But prices are so high that Iran is still raking in revenues greater than in any year prior to 2011.
Exports last year were around 2.5 million barrels a day, according to the Energy Information Administration of the US Department of Energy. Industry estimates put exports in February at 2.2 million barrels a day and in March at 1.9 million.
The estimates are based on ships loading at Iranian oil terminals. Such estimates are far from perfect and different analysts often come up with different figures. But there is now broad agreement that Iranian exports are down significantly.
What’s more, because EU sanctions bar European firms from insuring cargos of Iranian oil, fewer non-Iranian tankers are calling, forcing the National Iranian Tanker Co. (NITC) to carry much more Iranian oil than before.
Ship tracking data from Bloomberg news shows that about 73 percent of all exports in the first half of March were carried by NITC tankers versus 56 percent in February. NITC does not have enough tankers to carry all of Iran’s exports at the 2011 rate.

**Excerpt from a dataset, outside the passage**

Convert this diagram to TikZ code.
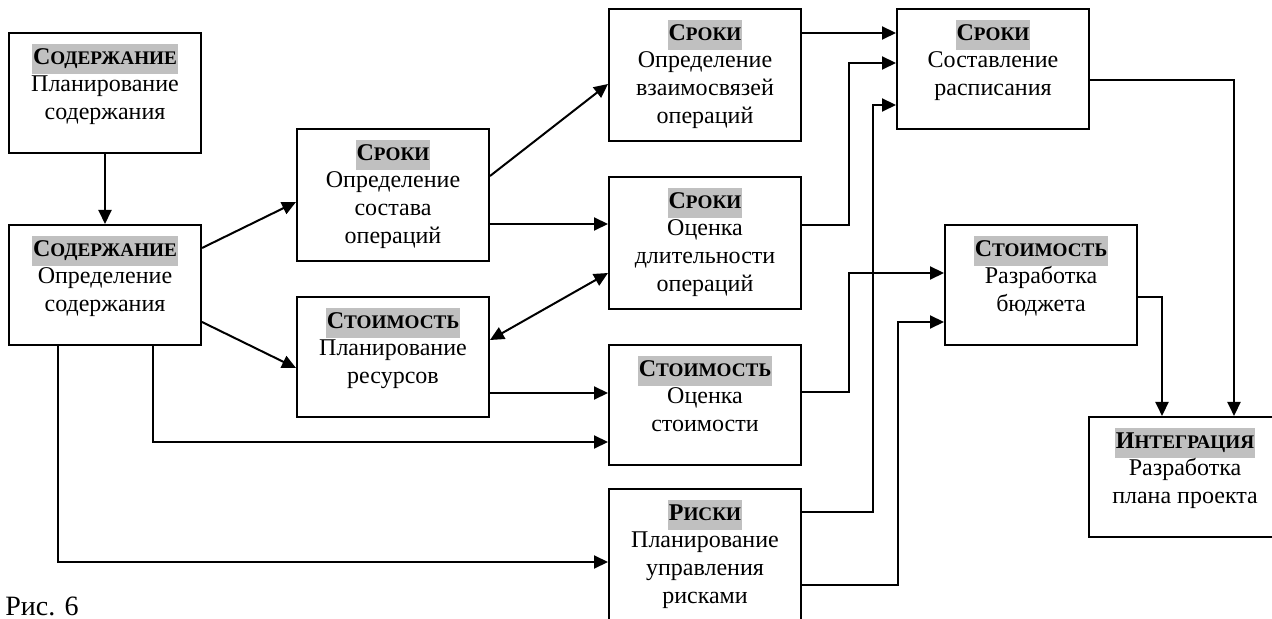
\documentclass[tikz,border=0pt]{standalone}
\usepackage{fontspec}
\setmainfont{Liberation Serif}
\usetikzlibrary{arrows.meta}
\definecolor{hlgray}{HTML}{C0C0C0}
\setlength{\fboxsep}{0.5pt}
% header on grey ground, small caps made by hand
\newcommand{\hdr}[2]{\colorbox{hlgray}{\strut\textbf{#1\fontsize{9.6}{13.8}\selectfont #2}}}
% text block of a box, fixed height, set from the top
\newcommand{\blk}[2]{\parbox[c][#1][t]{90pt}{\centering\fontsize{12}{13.8}\selectfont #2}}
\begin{document}
\begin{tikzpicture}[x=0.5pt,y=-0.5pt,
        box/.style={draw,line width=1pt,inner xsep=3pt,inner ysep=5.5pt},
        arr/.style={line width=1pt,-{Triangle[length=7pt,width=6.5pt]}},
        arrtwo/.style={line width=1pt,{Triangle[length=7pt,width=6.5pt]}-{Triangle[length=7pt,width=6.5pt]}}]
                \useasboundingbox (0,0) rectangle (1272,619);

                \node[box] (scopePlan) at (105,93) {\blk{49pt}{\hdr{С}{ОДЕРЖАНИЕ}\\Планирование\\содержания}};
                \node[box] (scopeDef) at (105,285) {\blk{49pt}{\hdr{С}{ОДЕРЖАНИЕ}\\Определение\\содержания}};
                \node[box] (actDef) at (393,195) {\blk{55pt}{\hdr{С}{РОКИ}\\Определение\\состава\\операций}};
                \node[box] (resPlan) at (393,357) {\blk{49pt}{\hdr{С}{ТОИМОСТЬ}\\Планирование\\ресурсов}};
                \node[box] (actSeq) at (705,75) {\blk{55pt}{\hdr{С}{РОКИ}\\Определение\\взаимосвязей\\операций}};
                \node[box] (actDur) at (705,243) {\blk{55pt}{\hdr{С}{РОКИ}\\Оценка\\длительности\\операций}};
                \node[box] (costEst) at (705,405) {\blk{49pt}{\hdr{С}{ТОИМОСТЬ}\\Оценка\\стоимости}};
                \node[box] (riskPlan) at (705,557) {\blk{57pt}{\hdr{Р}{ИСКИ}\\Планирование\\управления\\рисками}};
                \node[box] (schedule) at (993,69) {\blk{49pt}{\hdr{С}{РОКИ}\\Составление\\расписания}};
                \node[box] (budget) at (1041,285) {\blk{49pt}{\hdr{С}{ТОИМОСТЬ}\\Разработка\\бюджета}};
                \node[box] (projPlan) at (1185,477) {\blk{49pt}{\hdr{И}{НТЕГРАЦИЯ}\\Разработка\\плана проекта}};

                \draw[arr] (scopePlan) -- (scopeDef);
                \draw[arr] (scopeDef.east |- 0,248) -- (actDef.west |- 0,202);
                \draw[arr] (scopeDef.east |- 0,322) -- (resPlan.west |- 0,368);
                \draw[arr] (actDef.east |- 0,176) -- (actSeq.west |- 0,84);
                \draw[arr] (actDef.east |- 0,224) -- (actDur.west |- 0,224);
                \draw[arrtwo] (resPlan.east |- 0,340) -- (actDur.west |- 0,273);
                \draw[arr] (resPlan.east |- 0,393) -- (costEst.west |- 0,393);
                \draw[arr] (scopeDef.south -| 153,0) |- (costEst.west |- 0,442);
                \draw[arr] (scopeDef.south -| 58,0) |- (riskPlan.west |- 0,562);

                \draw[arr] (actSeq.east |- 0,33) -- (schedule.west |- 0,33);
                \draw[arr] (actDur.east |- 0,225) -| (849,63) -- (schedule.west |- 0,63);
                \draw[arr] (riskPlan.east |- 0,512) -| (873,105) -- (schedule.west |- 0,105);
                \draw[arr] (costEst.east |- 0,392) -| (849,273) -- (budget.west |- 0,273);
                \draw[arr] (riskPlan.east |- 0,585) -| (898,322) -- (budget.west |- 0,322);
                \draw[arr] (schedule.east |- 0,80) -| (projPlan.north -| 1234,0);
                \draw[arr] (budget.east |- 0,297) -| (projPlan.north -| 1162,0);

                \node[anchor=base west,inner sep=0pt,font=\fontsize{14}{16}\selectfont] (figCap) at (5,615) {Рис. 6};
            \end{tikzpicture}
\end{document}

Barclays Capital said exports so far this year are down 14 percent to 18 percent from last year’s levels.
According to Petrologistics, a Geneva-based oil consultant, Iran’s crude exports were 2.2 million barrels a day in February and have been running at 1.9 million in the first three weeks of March. At 1.9 million, exports would be off 24 percent from last year.
The average price of an OPEC barrel this month is $123.13, up 15 percent from the average price in 2011. So higher prices are not covering the 24 percent loss in exports. But last year’s price average was a record high. The combination of lower exports and higher prices means that Iran is currently taking in revenues at a higher rate than in an year prior to 2011. It is not hurting, yet.
The Islamic Republic has not admitted to the loss of a single barrel in sales. Early in March, Oil Minister Rostam Qasemi said flatly that shipments were unchanged from 2011.